HARRISBURG, Pa. (AP) -- Pennsylvania's Republican-controlled House of Representatives moved Wednesday to ensure that it can block Gov. Tom Wolf's effort to impose a price on greenhouse gas emissions from power plants as part of a consortium of states.
Wolf, a Democrat, has made joining the 10-state Regional Greenhouse Gas Initiative, or RGGI, a centerpiece of his strategy to fight climate change in a major carbon-polluting state. But it is opposed by lawmakers who are historically protective of Pennsylvania's coal and natural gas industries.
Republicans joined with 26 Democrats from western and northern Pennsylvania, as well as Democrats aligned with blue-collar labor unions, to pass the bill, 130-71. Four Republicans from southeastern Pennsylvania joined most Democrats in opposition to it.
Under the bill, legislative approval is required to join the consortium, after six months of public comment and four public hearings on the governor's proposed legislation.
The bill's proponents said that imposing a price, or a "tax," on carbon would devastate coal and natural gas jobs and businesses in their communities, including the home-grown economies that support those industries. They also questioned the legality of RGGI.
Opponents said the bill was designed to kill the effort to join RGGI and that the consortium's cap-and-trade program would inject new life into Pennsylvania's economy by prioritizing cleaner energies.
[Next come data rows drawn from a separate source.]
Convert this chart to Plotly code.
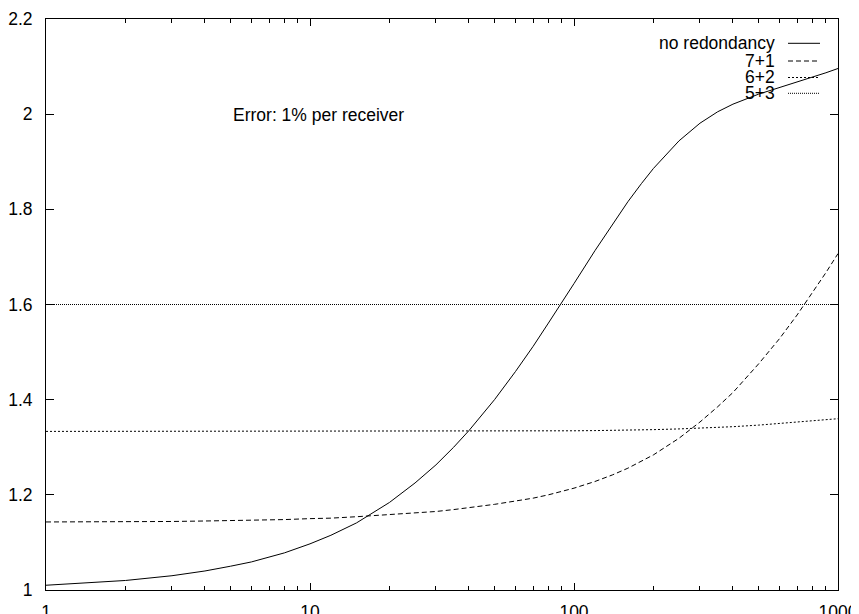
import plotly.graph_objects as go

# receivers (x) grid
receivers = [1, 1.5, 2, 3, 4, 5, 6, 8, 10, 12, 15, 20, 25, 30, 35, 40, 50, 60, 70, 80, 90,
             100, 120, 140, 160, 180, 200, 250, 300, 350, 400, 500, 600, 700, 800, 900, 1000]

no_redundancy = [1.010, 1.015, 1.020, 1.030, 1.040, 1.050, 1.059, 1.078, 1.097, 1.115,
                 1.141, 1.184, 1.225, 1.263, 1.300, 1.335, 1.400, 1.459, 1.512, 1.561,
                 1.604, 1.644, 1.713, 1.769, 1.816, 1.854, 1.886, 1.944, 1.981, 2.005,
                 2.021, 2.042, 2.056, 2.068, 2.077, 2.087, 2.096]

r7_1 = [1.143, 1.143, 1.144, 1.144, 1.145, 1.146, 1.146, 1.148, 1.150, 1.151,
        1.154, 1.158, 1.161, 1.165, 1.169, 1.173, 1.180, 1.187, 1.193, 1.200,
        1.207, 1.214, 1.228, 1.242, 1.256, 1.270, 1.284, 1.319, 1.353, 1.385,
        1.415, 1.475, 1.528, 1.578, 1.624, 1.667, 1.707]

r6_2 = [1.3333, 1.3333, 1.3333, 1.3333, 1.3333, 1.3333, 1.3333, 1.3333, 1.3334, 1.3334,
        1.3334, 1.3335, 1.3335, 1.3336, 1.3336, 1.3337, 1.3338, 1.3339, 1.3341, 1.3342,
        1.3344, 1.3346, 1.3350, 1.3354, 1.3359, 1.3364, 1.3370, 1.3385, 1.3400, 1.3416,
        1.3432, 1.3465, 1.3500, 1.3530, 1.3555, 1.3578, 1.3600]

r5_3 = [1.6] * len(receivers)

series_names = ["no redondancy", "7+1", "6+2", "5+3"]
series_values = [no_redundancy, r7_1, r6_2, r5_3]
series_dash = ["solid", "5px,3px", "2px,2px", "1px,1px"]

x_tickvals = [1, 10, 100, 1000]
x_ticktext = ["1", "10", "100", "1000"]
y_tickvals = [1, 1.2, 1.4, 1.6, 1.8, 2, 2.2]
y_ticktext = ["1", "1.2", "1.4", "1.6", "1.8", "2", "2.2"]

FONT = "Liberation Sans, Arial, Helvetica, sans-serif"
FS = 17.5

fig = go.Figure()
for name, vals, dash in zip(series_names, series_values, series_dash):
    fig.add_trace(go.Scatter(
        x=receivers, y=vals, mode="lines", name=name,
        line=dict(color="black", width=1, dash=dash),
        showlegend=False,
    ))

# Page body has an 8px default margin, so the figure is laid out 8px up/left.
# On-screen plot area: x 46..838 (792 px), y 19..590 (571 px)
def px_x(p):
    return (p - 46) / 792.0

def px_y(p):
    return (590 - p) / 571.0

leg_rows_px = [43.3, 61.0, 77.5, 93.3]
for name, dash, ypx in zip(series_names, series_dash, leg_rows_px):
    fig.add_annotation(xref="paper", yref="paper", x=px_x(777), y=px_y(ypx), text=name,
                       showarrow=False, xanchor="right", yanchor="middle",
                       font=dict(family=FONT, size=FS, color="black"))
    fig.add_shape(type="line", xref="paper", yref="paper",
                  x0=px_x(788), x1=px_x(820), y0=px_y(ypx), y1=px_y(ypx),
                  line=dict(color="black", width=1, dash=dash))

fig.add_annotation(x=0.699, y=1.998, text="Error: 1% per receiver", showarrow=False,
                   xanchor="left", yanchor="middle",
                   font=dict(family=FONT, size=FS, color="black"))

fig.update_layout(
    width=859, height=614,
    margin=dict(l=38, r=29, t=11, b=32, autoexpand=False),
    paper_bgcolor="white", plot_bgcolor="white",
    font=dict(family=FONT, size=FS, color="black"),
    showlegend=False,
)
fig.update_xaxes(
    type="log", range=[0, 3], automargin=False,
    tickvals=x_tickvals, ticktext=x_ticktext,
    ticks="inside", ticklen=7, tickwidth=1, tickcolor="black",
    showline=True, linecolor="black", linewidth=1, mirror="allticks",
    showgrid=False, zeroline=False,
    minor=dict(ticks="inside", ticklen=4, tickwidth=1, tickcolor="black", dtick="D1", showgrid=False),
    ticklabelstandoff=6,
)
fig.update_yaxes(
    range=[1, 2.2], automargin=False,
    tickvals=y_tickvals, ticktext=y_ticktext,
    ticks="inside", ticklen=8, tickwidth=1, tickcolor="black",
    showline=True, linecolor="black", linewidth=1, mirror="allticks",
    showgrid=False, zeroline=False,
    ticklabelstandoff=9,
)

fig.write_html("out.html")
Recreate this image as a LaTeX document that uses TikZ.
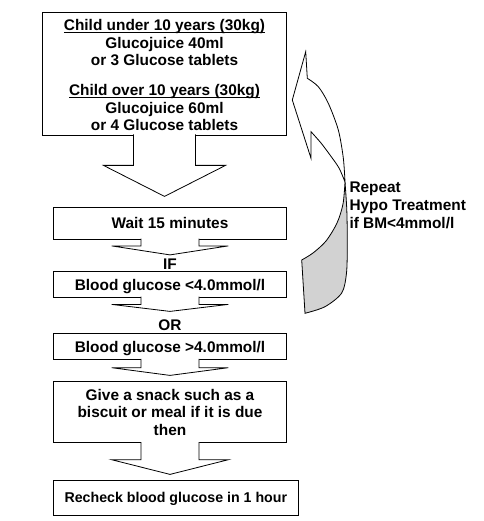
\documentclass[tikz,border=0pt]{standalone}
\usepackage{fontspec}
\setmainfont{Liberation Sans}
\usepackage{tikz}

% underline that sits close under the baseline
\newcommand{\ulline}[1]{\setbox0\hbox{#1}\rlap{\rule[-2.4pt]{\wd0}{1pt}}\box0}

\tikzset{
  box/.style={draw, fill=white, line width=0.8pt, inner sep=0pt, align=center, minimum width=233.4pt},
  oneline/.style={text depth=0pt},
  blockarrow/.style={draw, fill=white, line width=0.8pt, line join=miter},
}

\begin{document}
\begin{tikzpicture}[x=1pt, y=-1pt, font=\bfseries\fontsize{15.4}{17.5}\selectfont]
  \useasboundingbox (0,0) rectangle (483,521);

  % boxes down the middle
  \node[box, minimum width=244pt, minimum height=123pt] (dose) at (164.5,73.5)
    {\rule{0pt}{15pt}\ulline{Child under 10 years (30kg)}\\ Glucojuice 40ml\\ or 3 Glucose tablets\\[12.5pt]
     \ulline{Child over 10 years (30kg)}\\ Glucojuice 60ml\\ or 4 Glucose tablets};
  \node[box, oneline, minimum height=32pt] (wait) at (170,223.3) {Wait 15 minutes};
  \node (iflabel) at (170,264.7) {IF};
  \node[box, oneline, minimum height=25.6pt] (low) at (170,284.5) {Blood glucose <4.0mmol/l};
  \node (orlabel) at (170,325.3) {OR};
  \node[box, oneline, minimum height=26pt] (high) at (170,346.5) {Blood glucose >4.0mmol/l};
  \node[box, minimum height=61pt] (snack) at (170,412.2)
    {Give a snack such as a\\ biscuit or meal if it is due\\ then};
  \node[box, oneline, minimum width=245pt, minimum height=35pt,
        font=\bfseries\fontsize{14.2}{17}\selectfont] (recheck) at (175.8,497.5)
    {Recheck blood glucose in 1 hour};

  % block arrows
  \draw[blockarrow] ([xshift=-31pt,yshift=1pt]dose.south) -- ++(0,31) -- ++(-30,0)
    -- ++(61,31) -- ++(61,-31) -- ++(-30,0) -- ++(0,-31);
  \draw[blockarrow] ([xshift=-29pt,yshift=1pt]wait.south) -- ++(0,7.2) -- ++(-29.3,0)
    -- ++(58.3,9) -- ++(58.3,-9) -- ++(-29.3,0) -- ++(0,-7.2);
  \draw[blockarrow] ([xshift=-29pt,yshift=1pt]low.south) -- ++(0,7.7) -- ++(-29.3,0)
    -- ++(58.3,7) -- ++(58.3,-7) -- ++(-29.3,0) -- ++(0,-7.7);
  \draw[blockarrow] ([xshift=-29pt,yshift=1pt]high.south) -- ++(0,8.8) -- ++(-29.3,0)
    -- ++(58.3,7.7) -- ++(58.3,-7.7) -- ++(-29.3,0) -- ++(0,-8.8);
  \draw[blockarrow] ([xshift=-29pt,yshift=1pt]snack.south) -- ++(0,17.6) -- ++(-29.3,0)
    -- ++(58.3,14.7) -- ++(58.3,-14.7) -- ++(-29.3,0) -- ++(0,-17.6);

  % curved arrow back up
  \draw[fill=gray!35, line width=0.8pt, line join=miter]
    plot[smooth] coordinates {(345,182) (343,204) (337,223) (326,241) (313,253) (301.7,260)}
    -- (305,313.3)
    -- plot[smooth] coordinates {(305,313.3) (325,306.7) (341.7,293) (346.5,273) (347.3,243) (346.8,210) (345,182)}
    -- cycle;
  \draw[fill=white, line width=0.8pt, line join=miter]
    (307.3,78.3) -- (305.7,51.7) -- (292.3,100) -- (311,158.3) -- (311,131.7)
    -- plot[smooth] coordinates {(311,131.7) (321,143) (330,155) (339,168) (345,182)}
    -- plot[smooth] coordinates {(345,182) (343.3,158) (338.3,130) (328.3,103.3) (318.3,86.7) (307.3,78.3)}
    -- cycle;
  \node[anchor=north west, inner sep=0pt, align=left,
        font=\bfseries\fontsize{15.4}{18}\selectfont] (repeatnote) at (349.3,181.7)
    {Repeat\\ Hypo Treatment\\ if BM<4mmol/l};
\end{tikzpicture}
\end{document}
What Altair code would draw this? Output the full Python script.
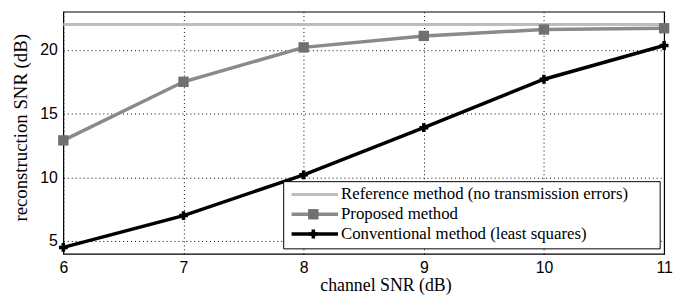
import altair as alt
import pandas as pd

snr = [6, 7, 8, 9, 10, 11]
reference = [22.0, 22.0, 22.0, 22.0, 22.0, 22.0]
proposed = [12.9, 17.5, 20.2, 21.1, 21.6, 21.7]
conventional = [4.5, 7.0, 10.2, 13.9, 17.7, 20.35]

labels = [
    "Reference method (no transmission errors)",
    "Proposed method",
    "Conventional method (least squares)",
]
colors = ["#bdbdbd", "#8a8a8a", "#000000"]

rows = []
for name, vals in zip(labels, [reference, proposed, conventional]):
    for x, y in zip(snr, vals):
        rows.append({"snr": x, "val": y, "series": name})
df = pd.DataFrame(rows)

W, H = 608, 245
xs = alt.Scale(domain=[6, 11], nice=False)
ys = alt.Scale(domain=[4, 23], nice=False, zero=False)

xax = alt.Axis(values=snr, format="d", title="channel SNR (dB)", grid=True,
               gridColor="#000", gridDash=[1, 3], gridWidth=1, ticks=False,
               domain=False, labelFont="Liberation Sans", labelFontSize=16,
               labelColor="#000", labelPadding=6, titleFont="Liberation Serif",
               titleFontSize=18, titleFontWeight="normal", titleColor="#000",
               titleX=326, titleY=32, titleBaseline="middle", labelFlush=False)
yax = alt.Axis(values=[5, 10, 15, 20], title="reconstruction SNR (dB)", grid=True,
               gridColor="#000", gridDash=[1, 3], gridWidth=1, ticks=False,
               domain=False, labelFont="Liberation Sans", labelFontSize=16,
               labelColor="#000", labelPadding=6, titleFont="Liberation Serif",
               titleFontSize=19, titleFontWeight="normal", titleColor="#000",
               titleX=-43, titleY=117, titleBaseline="middle")

base = alt.Chart(df)

ref_line = base.transform_filter(alt.datum.series == labels[0]).mark_line(
    color=colors[0], strokeWidth=3).encode(
    x=alt.X("snr:Q", scale=xs, axis=xax), y=alt.Y("val:Q", scale=ys, axis=yax))

prop_line = base.transform_filter(alt.datum.series == labels[1]).mark_line(
    color=colors[1], strokeWidth=3.5).encode(
    x=alt.X("snr:Q", scale=xs), y=alt.Y("val:Q", scale=ys))
prop_pts = base.transform_filter(alt.datum.series == labels[1]).mark_point(
    shape="square", filled=True, color="#707070", size=110, opacity=1).encode(
    x=alt.X("snr:Q", scale=xs), y=alt.Y("val:Q", scale=ys))

conv_line = base.transform_filter(alt.datum.series == labels[2]).mark_line(
    color=colors[2], strokeWidth=3.5).encode(
    x=alt.X("snr:Q", scale=xs), y=alt.Y("val:Q", scale=ys))
conv_pts = base.transform_filter(alt.datum.series == labels[2]).mark_point(
    shape="cross", filled=True, color="#000", size=80, opacity=1).encode(
    x=alt.X("snr:Q", scale=xs), y=alt.Y("val:Q", scale=ys))

# legend box
lx0, lx1, ly0, ly1 = 223, 604, 172, 240
row_y = [185, 205, 225]

box = alt.Chart(pd.DataFrame({"a": [0]})).mark_rect(
    fill="white", stroke="#000", strokeWidth=1).encode(
    x=alt.value(lx0), x2=alt.value(lx1), y=alt.value(ly0), y2=alt.value(ly1))

leg_layers = [box]
for i, (lab, col) in enumerate(zip(labels, colors)):
    one = alt.Chart(pd.DataFrame({"label": [lab]}))
    leg_layers.append(one.mark_rule(color=col, strokeWidth=3 if i == 0 else 3.5).encode(
        x=alt.value(231), x2=alt.value(278), y=alt.value(row_y[i])))
    if i == 1:
        leg_layers.append(one.mark_point(shape="square", filled=True, color="#707070",
                                         size=110, opacity=1).encode(
            x=alt.value(253), y=alt.value(row_y[i])))
    if i == 2:
        leg_layers.append(one.mark_point(shape="cross", filled=True, color="#000",
                                         size=80, opacity=1).encode(
            x=alt.value(253), y=alt.value(row_y[i])))
    leg_layers.append(one.mark_text(align="left", baseline="middle",
                                    font="Liberation Serif", fontSize=17,
                                    color="#000").encode(
        x=alt.value(281), y=alt.value(row_y[i]), text="label:N"))

chart = alt.layer(ref_line, prop_line, prop_pts, conv_line, conv_pts, *leg_layers).properties(
    width=W, height=H,
    autosize=alt.AutoSizeParams(type="none"),
    padding={"left": 56, "top": 2, "right": 10, "bottom": 44},
    background="white",
).configure_view(stroke="#000", strokeWidth=1.2)

chart.save("out.html", embed_options={"renderer": "svg", "actions": False})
Wolf's office did not immediately respond to the question of whether he would veto the bill, which still requires approval in the Republican-controlled Senate before it can go to Wolf's desk.
Wolf's administration, meanwhile, is working on regulations that it has maintained could usher Pennsylvania into the consortium in 2022.
Under the cap-and-trade consortium, owners of Pennsylvania's dozens of power plants fueled by coal, oil and natural gas could be forced to buy hundreds of millions of dollars in credits annually that the state could then spend on efforts to reduce energy usage and boost usage of renewable energies, such as solar and wind.
While regulations do not require legislative approval to take effect, spending the money raised from the credits could.
The administration estimates that the strategy would eliminate carbon dioxide emissions by 180 million tons between 2022 and 2030.
Opponents warn that it would drive up electricity prices for consumers. But Wolf's administration projections show those prices being ultimately lower, partly thanks to using the money to boost energy efficiency measures.
Pennsylvania emitted 217 million tons of carbon dioxide in 2017, or fifth-most among states, according to statistics from the U.S. Department of Energy's Energy Information Administration. Electric power production accounted for 35.5% of that, just ahead of the transportation sector, according to federal statistics.
In consortium states, owners of fossil-fuel power plants with a capacity of 25 megawatts or more must buy a credit for every ton of carbon dioxide they emit.